As demand took a hit, the Organization of the Petroleum Exporting Countries and its allies failed to agree on production cuts past March 31. Both Saudi Arabia and Russia are preparing to significantly ramp up production starting on April 1.
Saudi Arabia pledged to increase production to 12.3 million barrels per day in April, up from roughly 9.7 million barrels it produced per day in February. Russia has the capacity to increase output by 500,000 barrels per day, putting its total production at 11.8 million barrels per day. Both would be record outputs, boosting supply and causing a potential glut of the commodity.
The situation could deteriorate even further, according to analysts.
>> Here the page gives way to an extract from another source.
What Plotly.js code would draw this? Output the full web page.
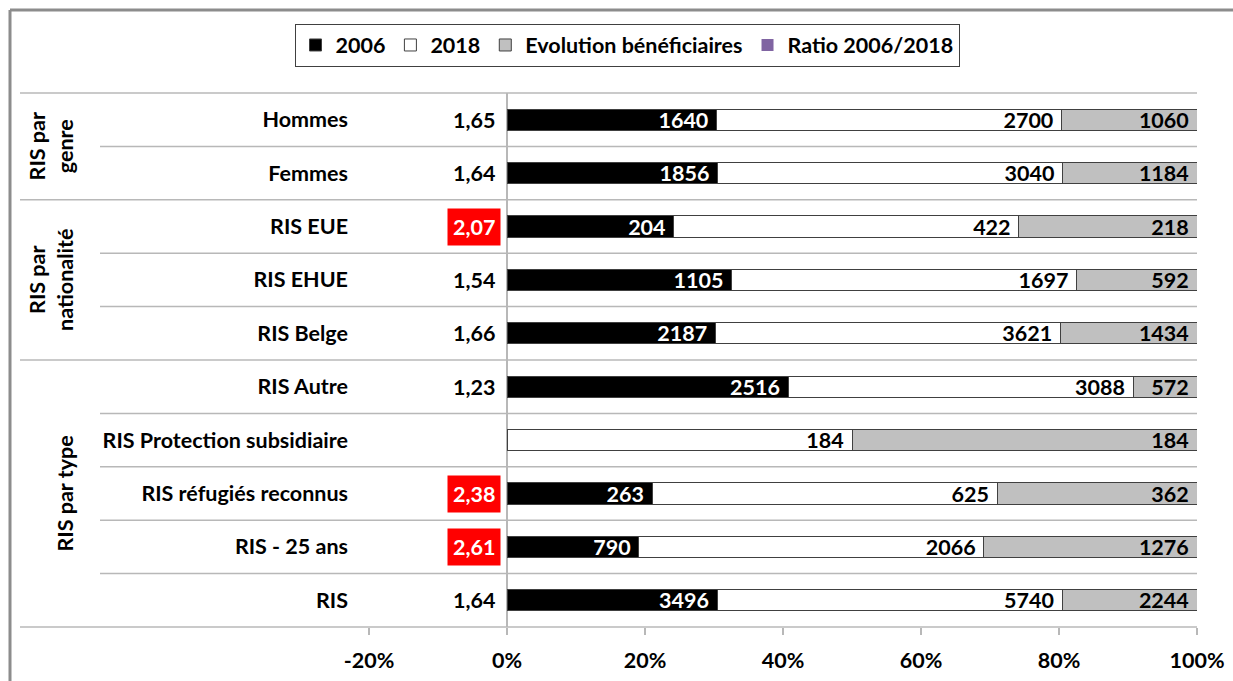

Bank of America on Monday lowered its outlook for oil, saying that global benchmarks could trade in the teens temporarily in April amid a demand shock.
Plummeting oil prices have put increased pressure on energy companies and the US shale industry, which analysts now think have a heightened risk of default. JPMorgan expects cumulative high-yield energy default rates of 24%, mostly in 2021, assuming that crude rises to $40 per barrel in the second half of 2020 and gains to $50 per barrel the next year. That percentage will be even worse if oil does not recover losses.
The US has tried to get involved in the ongoing price war, and President Trump has said that he would step in at the right time. Last week, Secretary of State Mike Pompeo spoke with the Saudi Crown Prince Mohammed bin Salman about the situation, the US State Department confirmed.
On Monday, Trump spoke with Russian leader Vladimir Putin about the oil market, Reuters reported. Sen. Ted Cruz and eight other GOP senators have spoken with a Saudi ambassador over the price war, CNBC reported.